Het Rijksinstituut voor de Sociale Verzekeringen der Zelfstandigen (RSVZ) publiceert jaarlijks statistieken over het aantal starters en stoppers. De starters zijn zelfstandigen en helpers die aangesloten zijn bij een sociaal verzekeringsfonds en die hun beroepsactiviteit in de loop van het jaar in kwestie zijn begonnen. Dat kan een eerste aansluiting zijn of een hervatting van een activiteit. Een zelfstandige of een helper kan twee keer worden meegerekend in de starterspopulatie als hij een activiteit begint en daarna minstens een kwartaal inactief is alvorens die activiteit in hetzelfde jaar nog te hervatten. De stoppers zijn de zelfstandigen die hun beroepsactiviteit in de loop van het jaar in kwestie stopzetten.

In 2022 daalt het aantal vrouwelijke en mannelijke starters, na een groei in 2021. Tegelijkertijd stijgt het aantal stoppers in 2022 forser dan in 2021. Dat is in tegenstelling tot 2020, waarin een dubbele daling van zowel het aantal stoppers als het aantal starters vastgesteld is. Die dubbele daling in 2020 kan enerzijds worden verklaard door de gevolgen van de gezondheidscrisis en anderzijds door de steunmaatregelen die de regering heeft genomen om zelfstandige ondernemers te helpen de crisis het hoofd te bieden. Het is van 2013 geleden dat er een daling in het aantal starters gepaard ging met een stijging van het aantal stoppers, wat 2022 net als 2020 ongewoon maakt. 

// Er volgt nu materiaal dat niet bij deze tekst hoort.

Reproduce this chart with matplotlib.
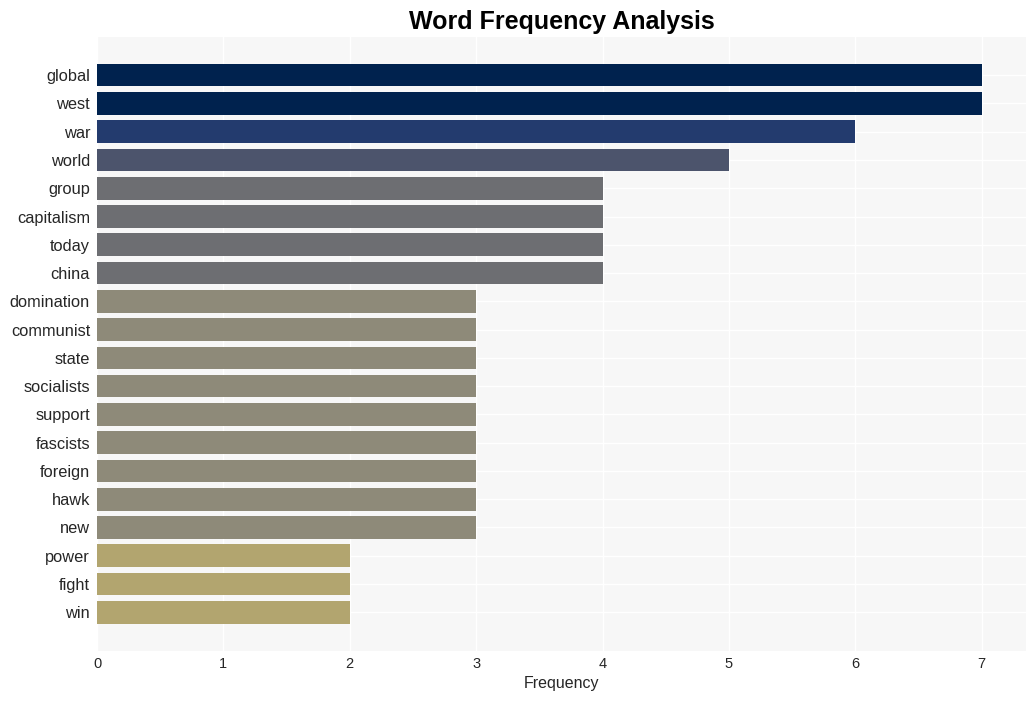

In 2022 werd 37,5 % van de nieuwe zelfstandige activiteiten gestart door vrouwen, wat goed is voor een totaal van 46.504 vrouwelijke starters - een daling met 2.612 eenheden ten opzichte van 2021. De meesten van hen (94,8 %, of 44.081) werken als zelfstandige, en 2.423 als helpster. Ter vergelijking: 77.544 mannen zijn in 2022 zelfstandige of helper geworden (dat is 1.316 minder dan in 2021). 72.750 of 93,8 %, werkt als zelfstandige (niet als helper) en 4.794 of 6,2 % als helper. De afname van het aantal starters is verhoudingsgewijs groter bij de vrouwen (-5,3 %) dan bij de mannen (-1,7 %). De opwaartse trend sinds 2013, die in 2021 hervat werd, blijkt nog niet volledig door te breken. 2020 vormde een uitzondering en kan worden gezien als een rechtstreeks gevolg van de gezondheidscrisis. De trends in 2022 kunnen onder meer verklaard worden door het verslechterd economisch klimaat, als een gevolg van aanbodschokken in de context van geopolitieke verschuivingen.

24.554 vrouwen staakten hun zelfstandige activiteit in 2022 - dat zijn er 4.765 meer dan in 2021. Onder hen zijn er 22.707 (92,5 %) zelfstandigen en 1.847 (7,5 %) helpsters. Ter vergelijking: 39.193 mannen staakten hun zelfstandige activiteit in hetzelfde jaar, 6.613 meer dan in 2021. Onder hen waren 36.698 (93,6 %) zelfstandigen en 2.495 (6,4 %) helpers. In relatieve termen is de groei van het aantal stoppers groter bij vrouwen (+24,1 %) dan bij mannen (+20,3 %). Het jaar 2022 gaat dus verder met de evolutie die is waargenomen in 2021, na een ongebruikelijk 2020, toen het aantal stopzettingen daalde met 17,5 % voor vrouwelijke en 20 % voor mannelijke zelfstandigen.